If Bundy was obsessed with control, the editor of this movie was obsessed with scissors. Scenes start mid-sentence, end mid-thought, and cut away at the worst possible times. It’s as though the film itself was trying to escape from its own runtime. By the hour mark, you’re less watching a movie and more watching a rough draft of one.

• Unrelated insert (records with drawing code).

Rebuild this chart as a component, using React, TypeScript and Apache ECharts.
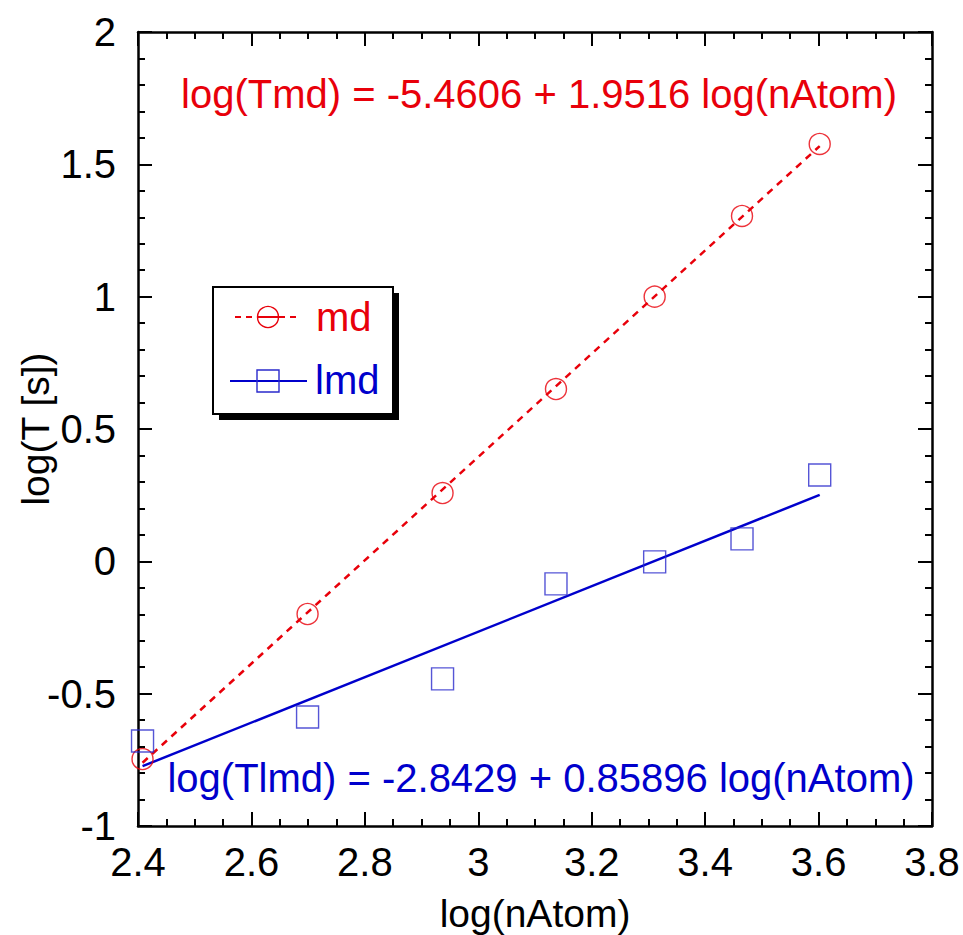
import React, { useEffect, useRef } from "react";
import * as echarts from "echarts";

// log10 of the atom counts
const logNAtom = [2.408, 2.699, 2.937, 3.137, 3.311, 3.465, 3.602];
// measured log10 times
const mdLogT = [-0.747, -0.199, 0.258, 0.651, 1.0, 1.305, 1.577];
const lmdLogT = [-0.679, -0.588, -0.444, -0.085, -0.002, 0.085, 0.326];
// fitted line end points
const fitX = [2.408, 3.602];
const mdFitY = [-0.761, 1.569];
const lmdFitY = [-0.774, 0.251];

const mdLabel = "log(Tmd) = -5.4606 + 1.9516 log(nAtom)";
const lmdLabel = "log(Tlmd) = -2.8429 + 0.85896 log(nAtom)";

const RED = "#e8000a";
const BLUE = "#0000cc";
const FONT = "'Liberation Sans', Arial, Helvetica, sans-serif";

export default function App() {
  const ref = useRef<HTMLDivElement>(null);
  useEffect(() => {
    if (!ref.current) return;
    const chart = echarts.init(ref.current, null, { renderer: "svg" });
    const frame = { show: true, onZero: false, lineStyle: { color: "#000", width: 2.5 } };
    const tick = { show: true, inside: true, length: 14, lineStyle: { color: "#000", width: 2 } };
    const xMinor = { show: true, splitNumber: 4, length: 7, lineStyle: { color: "#000", width: 2 } };
    const yMinor = { show: true, splitNumber: 5, length: 7, lineStyle: { color: "#000", width: 2 } };
    const xBase = { type: "value", min: 2.4, max: 3.8, interval: 0.2, splitLine: { show: false }, axisLine: frame, axisTick: tick, minorTick: xMinor };
    const yBase = { type: "value", min: -1, max: 2, interval: 0.5, splitLine: { show: false }, axisLine: frame, axisTick: tick, minorTick: yMinor };
    chart.setOption({
      animation: false,
      backgroundColor: "#fff",
      grid: { left: 138, top: 32, width: 794, height: 794, containLabel: false, outerBoundsMode: "none" },
      xAxis: [
        {
          ...xBase,
          position: "bottom",
          name: "log(nAtom)",
          nameLocation: "middle",
          nameGap: 67,
          nameMoveOverlap: false,
          nameTextStyle: { fontSize: 39, color: "#000", fontFamily: FONT, lineHeight: 40 },
          axisLabel: { fontSize: 40, color: "#000", fontFamily: FONT, margin: 16 },
        },
        { ...xBase, position: "top", axisLabel: { show: false } },
      ],
      yAxis: [
        {
          ...yBase,
          position: "left",
          name: "log(T [s])",
          nameLocation: "middle",
          nameGap: 83,
          nameMoveOverlap: false,
          nameTextStyle: { fontSize: 39, color: "#000", fontFamily: FONT, lineHeight: 40 },
          axisLabel: { fontSize: 40, color: "#000", fontFamily: FONT, margin: 22, padding: [-12, 0, 0, 0] },
        },
        { ...yBase, position: "right", axisLabel: { show: false } },
      ],
      series: [
        {
          type: "line",
          name: "md fit",
          data: fitX.map((x, i) => [x, mdFitY[i]]),
          symbol: "none",
          lineStyle: { color: RED, width: 2.5, type: [7, 6] },
          z: 2,
        },
        {
          type: "line",
          name: "lmd fit",
          data: fitX.map((x, i) => [x, lmdFitY[i]]),
          symbol: "none",
          lineStyle: { color: BLUE, width: 2.5 },
          z: 2,
        },
        {
          type: "scatter",
          name: "md",
          data: logNAtom.map((x, i) => [x, mdLogT[i]]),
          symbol: "circle",
          symbolSize: 21,
          clip: false,
          itemStyle: { color: "rgba(0,0,0,0)", borderColor: RED, borderWidth: 1.4 },
          z: 3,
        },
        {
          type: "scatter",
          name: "lmd",
          data: logNAtom.map((x, i) => [x, lmdLogT[i]]),
          symbol: "rect",
          symbolSize: 22,
          clip: false,
          itemStyle: { color: "rgba(0,0,0,0)", borderColor: "#2a2acc", borderWidth: 1.4 },
          z: 3,
        },
      ],
      graphic: [
        { type: "text", style: { x: 539, y: 94, text: mdLabel, fill: RED, fontSize: 40, fontFamily: FONT, align: "center", verticalAlign: "middle" } },
        { type: "text", style: { x: 541, y: 778, text: lmdLabel, fill: BLUE, fontSize: 40, fontFamily: FONT, align: "center", verticalAlign: "middle" } },
        // legend box with shadow
        { type: "rect", shape: { x: 219, y: 293, width: 180, height: 127 }, style: { fill: "#000" }, z: 10 },
        { type: "rect", shape: { x: 213, y: 287, width: 180, height: 127 }, style: { fill: "#fff", stroke: "#000", lineWidth: 2 }, z: 11 },
        { type: "line", shape: { x1: 235, y1: 317, x2: 300, y2: 317 }, style: { stroke: RED, lineWidth: 2, lineDash: [6, 5] }, z: 12 },
        { type: "circle", shape: { cx: 268, cy: 317, r: 10.5 }, style: { fill: "#fff", stroke: RED, lineWidth: 1.4 }, z: 13 },
        { type: "line", shape: { x1: 258, y1: 317, x2: 278, y2: 317 }, style: { stroke: RED, lineWidth: 2 }, z: 14 },
        { type: "text", style: { x: 316, y: 317, text: "md", fill: RED, fontSize: 40, fontFamily: FONT, align: "left", verticalAlign: "middle" }, z: 13 },
        { type: "line", shape: { x1: 230, y1: 381, x2: 307, y2: 381 }, style: { stroke: BLUE, lineWidth: 2 }, z: 12 },
        { type: "rect", shape: { x: 257, y: 370, width: 22, height: 22 }, style: { fill: "none", stroke: "#2a2acc", lineWidth: 1.4 }, z: 13 },
        { type: "text", style: { x: 315, y: 380, text: "lmd", fill: BLUE, fontSize: 40, fontFamily: FONT, align: "left", verticalAlign: "middle" }, z: 13 },
      ],
    });
    return () => chart.dispose();
  }, []);
  return <div ref={ref} style={{ position: "fixed", left: 0, top: 0, width: 963, height: 935 }} />;
}
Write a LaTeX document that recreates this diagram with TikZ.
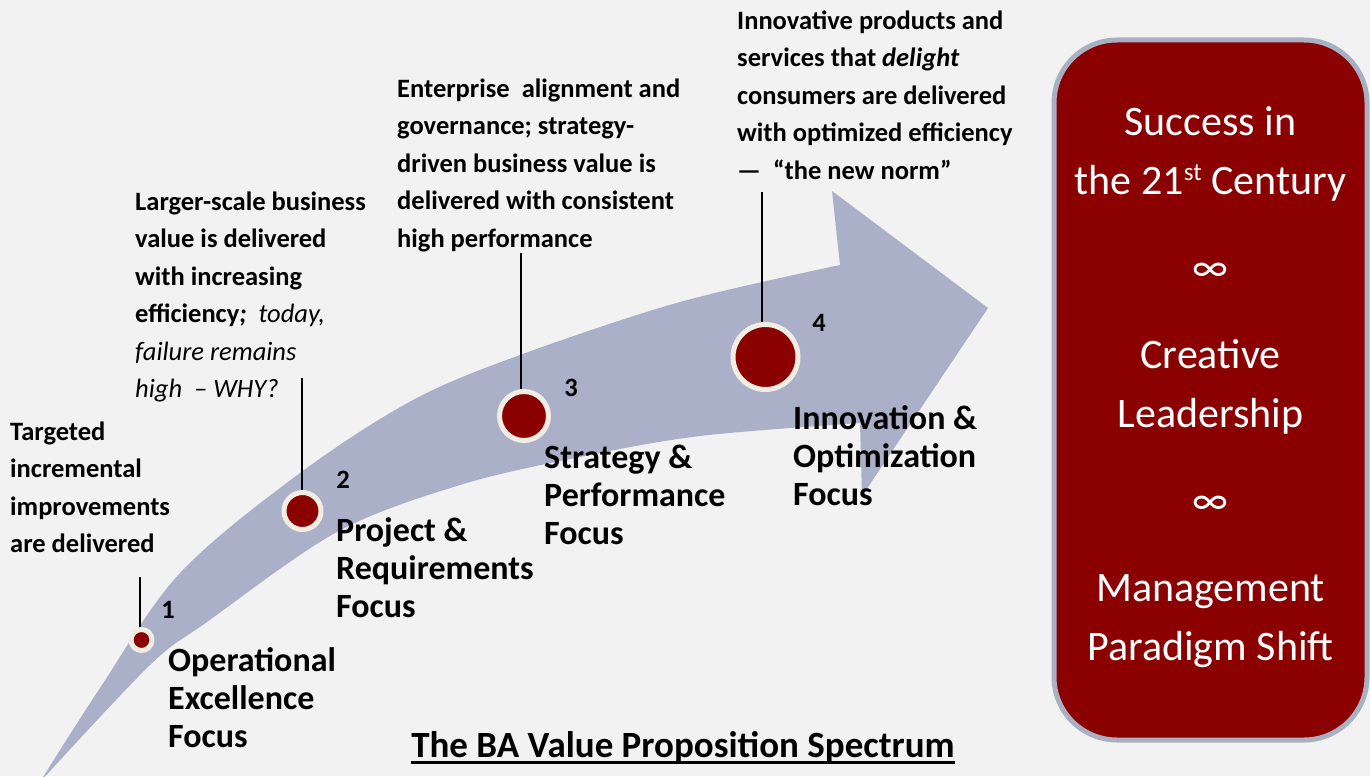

The Only Thing Scary Here is the Budget

The budget constraints scream louder than any of Bundy’s victims. Sets look like borrowed office space, cars look like rentals, and the prison scenes have all the gravitas of a local haunted house fundraiser. At one point, Bundy’s Florida rampage is reduced to a montage that could easily be mistaken for a bad student film. You keep waiting for the boom mic to drop into frame—or for Bundy to trip on it.


Final Verdict: A True Crime Against Cinema

Ted Bundy (2002) had the chance to explore one of America’s most infamous killers with depth, insight, and horror. Instead, it delivered a low-budget slog that insults the victims, bores the audience, and accidentally turns one of history’s darkest figures into a joke no one wants to hear.

It’s not chilling, it’s not funny, and it’s definitely not respectful. It’s the cinematic equivalent of Bundy himself: manipulative, empty, and best left buried.